The request >> Extract each line of the data and write it out again exactly.
--- START OF Given material ---
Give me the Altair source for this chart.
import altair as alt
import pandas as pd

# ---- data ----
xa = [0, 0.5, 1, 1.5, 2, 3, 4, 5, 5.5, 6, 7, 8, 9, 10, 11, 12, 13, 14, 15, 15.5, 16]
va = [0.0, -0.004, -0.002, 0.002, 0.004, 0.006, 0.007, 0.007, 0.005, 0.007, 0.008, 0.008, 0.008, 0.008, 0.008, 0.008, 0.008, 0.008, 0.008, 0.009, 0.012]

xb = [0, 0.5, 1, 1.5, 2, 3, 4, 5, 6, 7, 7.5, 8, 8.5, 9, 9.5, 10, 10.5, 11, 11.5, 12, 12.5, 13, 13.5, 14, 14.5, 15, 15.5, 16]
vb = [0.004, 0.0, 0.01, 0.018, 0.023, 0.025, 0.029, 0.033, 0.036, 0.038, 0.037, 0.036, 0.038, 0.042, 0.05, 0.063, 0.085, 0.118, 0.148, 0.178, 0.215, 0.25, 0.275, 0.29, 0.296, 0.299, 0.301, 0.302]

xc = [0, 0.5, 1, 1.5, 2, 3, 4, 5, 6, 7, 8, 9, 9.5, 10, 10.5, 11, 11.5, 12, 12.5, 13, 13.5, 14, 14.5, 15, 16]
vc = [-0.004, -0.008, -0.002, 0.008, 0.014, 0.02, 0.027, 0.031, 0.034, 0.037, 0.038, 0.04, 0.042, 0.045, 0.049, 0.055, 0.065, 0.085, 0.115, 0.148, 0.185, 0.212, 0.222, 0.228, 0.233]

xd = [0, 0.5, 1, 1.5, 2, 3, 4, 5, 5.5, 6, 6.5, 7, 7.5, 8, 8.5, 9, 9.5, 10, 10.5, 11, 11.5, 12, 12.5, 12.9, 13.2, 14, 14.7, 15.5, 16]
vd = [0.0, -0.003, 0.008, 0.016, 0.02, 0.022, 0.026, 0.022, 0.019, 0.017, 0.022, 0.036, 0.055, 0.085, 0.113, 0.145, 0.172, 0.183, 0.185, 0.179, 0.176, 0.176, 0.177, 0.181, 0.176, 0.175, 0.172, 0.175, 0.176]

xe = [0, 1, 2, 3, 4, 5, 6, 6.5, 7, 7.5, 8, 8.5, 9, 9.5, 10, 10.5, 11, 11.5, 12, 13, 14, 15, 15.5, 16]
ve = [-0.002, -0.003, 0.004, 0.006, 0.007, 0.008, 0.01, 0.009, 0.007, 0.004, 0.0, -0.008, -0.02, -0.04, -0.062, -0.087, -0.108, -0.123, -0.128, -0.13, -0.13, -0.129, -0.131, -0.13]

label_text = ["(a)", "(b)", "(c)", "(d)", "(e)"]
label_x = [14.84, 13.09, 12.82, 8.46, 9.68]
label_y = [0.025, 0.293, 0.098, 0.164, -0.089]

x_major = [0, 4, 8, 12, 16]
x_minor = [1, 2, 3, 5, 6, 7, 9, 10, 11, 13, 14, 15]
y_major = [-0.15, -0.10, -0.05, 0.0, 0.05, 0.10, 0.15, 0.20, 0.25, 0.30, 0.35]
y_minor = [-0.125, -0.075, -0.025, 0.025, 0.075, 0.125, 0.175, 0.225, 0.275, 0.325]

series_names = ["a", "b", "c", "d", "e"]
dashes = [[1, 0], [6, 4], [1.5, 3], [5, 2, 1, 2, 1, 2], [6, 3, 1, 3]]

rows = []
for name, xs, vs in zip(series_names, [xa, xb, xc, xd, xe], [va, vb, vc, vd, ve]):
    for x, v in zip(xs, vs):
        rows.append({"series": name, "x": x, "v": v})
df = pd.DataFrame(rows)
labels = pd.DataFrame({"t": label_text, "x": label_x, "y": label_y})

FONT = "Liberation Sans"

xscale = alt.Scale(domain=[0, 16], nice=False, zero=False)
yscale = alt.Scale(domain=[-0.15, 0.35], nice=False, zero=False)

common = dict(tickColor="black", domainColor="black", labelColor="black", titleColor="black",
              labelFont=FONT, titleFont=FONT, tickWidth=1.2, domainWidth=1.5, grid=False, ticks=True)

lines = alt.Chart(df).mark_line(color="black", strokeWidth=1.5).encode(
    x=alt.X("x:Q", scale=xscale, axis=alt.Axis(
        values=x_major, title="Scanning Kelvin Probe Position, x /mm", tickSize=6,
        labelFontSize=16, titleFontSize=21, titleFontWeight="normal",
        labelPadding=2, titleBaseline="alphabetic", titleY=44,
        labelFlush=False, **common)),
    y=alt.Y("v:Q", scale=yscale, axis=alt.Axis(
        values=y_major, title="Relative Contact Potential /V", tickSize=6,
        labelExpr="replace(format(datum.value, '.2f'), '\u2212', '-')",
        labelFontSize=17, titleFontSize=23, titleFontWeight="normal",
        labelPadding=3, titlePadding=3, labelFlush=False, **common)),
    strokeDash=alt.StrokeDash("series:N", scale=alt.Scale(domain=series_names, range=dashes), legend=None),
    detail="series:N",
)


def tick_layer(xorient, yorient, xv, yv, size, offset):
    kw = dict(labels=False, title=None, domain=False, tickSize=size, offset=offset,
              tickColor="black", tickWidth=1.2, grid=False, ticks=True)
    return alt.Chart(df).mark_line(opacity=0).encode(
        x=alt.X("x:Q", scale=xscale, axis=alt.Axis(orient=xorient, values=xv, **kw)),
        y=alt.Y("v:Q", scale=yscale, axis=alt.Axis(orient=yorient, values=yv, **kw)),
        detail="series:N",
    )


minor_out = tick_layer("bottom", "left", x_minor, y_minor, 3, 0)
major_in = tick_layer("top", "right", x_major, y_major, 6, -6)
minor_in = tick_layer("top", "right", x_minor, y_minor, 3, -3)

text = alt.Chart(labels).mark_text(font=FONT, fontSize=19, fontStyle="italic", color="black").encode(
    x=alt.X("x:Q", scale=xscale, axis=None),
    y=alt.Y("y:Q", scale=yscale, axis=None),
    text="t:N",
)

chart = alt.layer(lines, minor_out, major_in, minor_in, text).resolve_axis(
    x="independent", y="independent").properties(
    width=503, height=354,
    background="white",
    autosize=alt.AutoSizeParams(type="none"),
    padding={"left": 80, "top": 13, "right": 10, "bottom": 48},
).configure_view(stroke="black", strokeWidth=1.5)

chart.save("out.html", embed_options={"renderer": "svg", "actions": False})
--- END OF Given material ---
Reply >>
Give me the Altair source for this chart.
import altair as alt
import pandas as pd

# ---- data ----
xa = [0, 0.5, 1, 1.5, 2, 3, 4, 5, 5.5, 6, 7, 8, 9, 10, 11, 12, 13, 14, 15, 15.5, 16]
va = [0.0, -0.004, -0.002, 0.002, 0.004, 0.006, 0.007, 0.007, 0.005, 0.007, 0.008, 0.008, 0.008, 0.008, 0.008, 0.008, 0.008, 0.008, 0.008, 0.009, 0.012]

xb = [0, 0.5, 1, 1.5, 2, 3, 4, 5, 6, 7, 7.5, 8, 8.5, 9, 9.5, 10, 10.5, 11, 11.5, 12, 12.5, 13, 13.5, 14, 14.5, 15, 15.5, 16]
vb = [0.004, 0.0, 0.01, 0.018, 0.023, 0.025, 0.029, 0.033, 0.036, 0.038, 0.037, 0.036, 0.038, 0.042, 0.05, 0.063, 0.085, 0.118, 0.148, 0.178, 0.215, 0.25, 0.275, 0.29, 0.296, 0.299, 0.301, 0.302]

xc = [0, 0.5, 1, 1.5, 2, 3, 4, 5, 6, 7, 8, 9, 9.5, 10, 10.5, 11, 11.5, 12, 12.5, 13, 13.5, 14, 14.5, 15, 16]
vc = [-0.004, -0.008, -0.002, 0.008, 0.014, 0.02, 0.027, 0.031, 0.034, 0.037, 0.038, 0.04, 0.042, 0.045, 0.049, 0.055, 0.065, 0.085, 0.115, 0.148, 0.185, 0.212, 0.222, 0.228, 0.233]

xd = [0, 0.5, 1, 1.5, 2, 3, 4, 5, 5.5, 6, 6.5, 7, 7.5, 8, 8.5, 9, 9.5, 10, 10.5, 11, 11.5, 12, 12.5, 12.9, 13.2, 14, 14.7, 15.5, 16]
vd = [0.0, -0.003, 0.008, 0.016, 0.02, 0.022, 0.026, 0.022, 0.019, 0.017, 0.022, 0.036, 0.055, 0.085, 0.113, 0.145, 0.172, 0.183, 0.185, 0.179, 0.176, 0.176, 0.177, 0.181, 0.176, 0.175, 0.172, 0.175, 0.176]

xe = [0, 1, 2, 3, 4, 5, 6, 6.5, 7, 7.5, 8, 8.5, 9, 9.5, 10, 10.5, 11, 11.5, 12, 13, 14, 15, 15.5, 16]
ve = [-0.002, -0.003, 0.004, 0.006, 0.007, 0.008, 0.01, 0.009, 0.007, 0.004, 0.0, -0.008, -0.02, -0.04, -0.062, -0.087, -0.108, -0.123, -0.128, -0.13, -0.13, -0.129, -0.131, -0.13]

label_text = ["(a)", "(b)", "(c)", "(d)", "(e)"]
label_x = [14.84, 13.09, 12.82, 8.46, 9.68]
label_y = [0.025, 0.293, 0.098, 0.164, -0.089]

x_major = [0, 4, 8, 12, 16]
x_minor = [1, 2, 3, 5, 6, 7, 9, 10, 11, 13, 14, 15]
y_major = [-0.15, -0.10, -0.05, 0.0, 0.05, 0.10, 0.15, 0.20, 0.25, 0.30, 0.35]
y_minor = [-0.125, -0.075, -0.025, 0.025, 0.075, 0.125, 0.175, 0.225, 0.275, 0.325]

series_names = ["a", "b", "c", "d", "e"]
dashes = [[1, 0], [6, 4], [1.5, 3], [5, 2, 1, 2, 1, 2], [6, 3, 1, 3]]

rows = []
for name, xs, vs in zip(series_names, [xa, xb, xc, xd, xe], [va, vb, vc, vd, ve]):
    for x, v in zip(xs, vs):
        rows.append({"series": name, "x": x, "v": v})
df = pd.DataFrame(rows)
labels = pd.DataFrame({"t": label_text, "x": label_x, "y": label_y})

FONT = "Liberation Sans"

xscale = alt.Scale(domain=[0, 16], nice=False, zero=False)
yscale = alt.Scale(domain=[-0.15, 0.35], nice=False, zero=False)

common = dict(tickColor="black", domainColor="black", labelColor="black", titleColor="black",
              labelFont=FONT, titleFont=FONT, tickWidth=1.2, domainWidth=1.5, grid=False, ticks=True)

lines = alt.Chart(df).mark_line(color="black", strokeWidth=1.5).encode(
    x=alt.X("x:Q", scale=xscale, axis=alt.Axis(
        values=x_major, title="Scanning Kelvin Probe Position, x /mm", tickSize=6,
        labelFontSize=16, titleFontSize=21, titleFontWeight="normal",
        labelPadding=2, titleBaseline="alphabetic", titleY=44,
        labelFlush=False, **common)),
    y=alt.Y("v:Q", scale=yscale, axis=alt.Axis(
        values=y_major, title="Relative Contact Potential /V", tickSize=6,
        labelExpr="replace(format(datum.value, '.2f'), '\u2212', '-')",
        labelFontSize=17, titleFontSize=23, titleFontWeight="normal",
        labelPadding=3, titlePadding=3, labelFlush=False, **common)),
    strokeDash=alt.StrokeDash("series:N", scale=alt.Scale(domain=series_names, range=dashes), legend=None),
    detail="series:N",
)


def tick_layer(xorient, yorient, xv, yv, size, offset):
    kw = dict(labels=False, title=None, domain=False, tickSize=size, offset=offset,
              tickColor="black", tickWidth=1.2, grid=False, ticks=True)
    return alt.Chart(df).mark_line(opacity=0).encode(
        x=alt.X("x:Q", scale=xscale, axis=alt.Axis(orient=xorient, values=xv, **kw)),
        y=alt.Y("v:Q", scale=yscale, axis=alt.Axis(orient=yorient, values=yv, **kw)),
        detail="series:N",
    )


minor_out = tick_layer("bottom", "left", x_minor, y_minor, 3, 0)
major_in = tick_layer("top", "right", x_major, y_major, 6, -6)
minor_in = tick_layer("top", "right", x_minor, y_minor, 3, -3)

text = alt.Chart(labels).mark_text(font=FONT, fontSize=19, fontStyle="italic", color="black").encode(
    x=alt.X("x:Q", scale=xscale, axis=None),
    y=alt.Y("y:Q", scale=yscale, axis=None),
    text="t:N",
)

chart = alt.layer(lines, minor_out, major_in, minor_in, text).resolve_axis(
    x="independent", y="independent").properties(
    width=503, height=354,
    background="white",
    autosize=alt.AutoSizeParams(type="none"),
    padding={"left": 80, "top": 13, "right": 10, "bottom": 48},
).configure_view(stroke="black", strokeWidth=1.5)

chart.save("out.html", embed_options={"renderer": "svg", "actions": False})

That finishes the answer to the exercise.